The Malays then were skilled shipbuilders, navigating across the seas using knowledge and expertise of the natural elements and were exceptional traders. Females have even been reported going on outrigger ships. Not only they made an impact in terms of monetary and material gains, there were also anthropological and socio-cultural impacts made in the many different locations. The Malays could now be found in 60% of locations around the world, and which occurred without any reported acts of force or violence, Md. Salleh said.
In ending his talk, Md. Salleh said that such narrations are no longer widely discussed in public. It would be a great loss to the civilisation of mankind if such knowledge would not be explored and documented further. He recommended that for those in authority and having the interest to continue pursuing the matter and to promote greater awareness on the achievements.
Held at MGTF USM, the talk was part of a month-long programme by the museum, in collaboration with other USM schools, departments and external bodies. Those present include Heads of Departments, university officials, academicians and students.

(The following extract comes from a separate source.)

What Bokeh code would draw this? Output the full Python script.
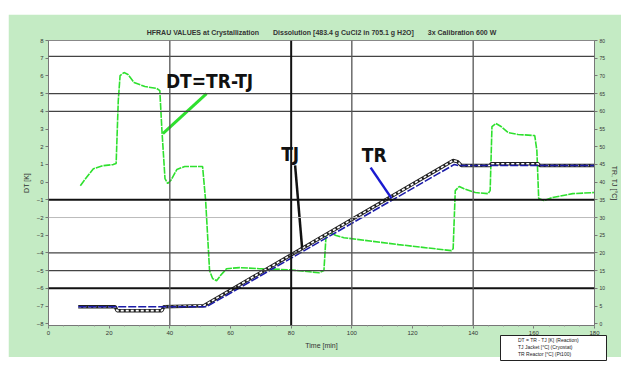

Professor Dato’ Seri Dr. Md. Salleh Yaapar is the USM Ombudsman and was a former USM Deputy Vice-Chancellor. He is currently a Distinguished Fellow at the International Islamic University Malaysia (IIUM) and was a former holder of the European Chair of Malay Studies at Leiden University, the Netherlands. He has also served and is serving in various capacities as advisor and researcher, and has won numerous awards in the field of literature.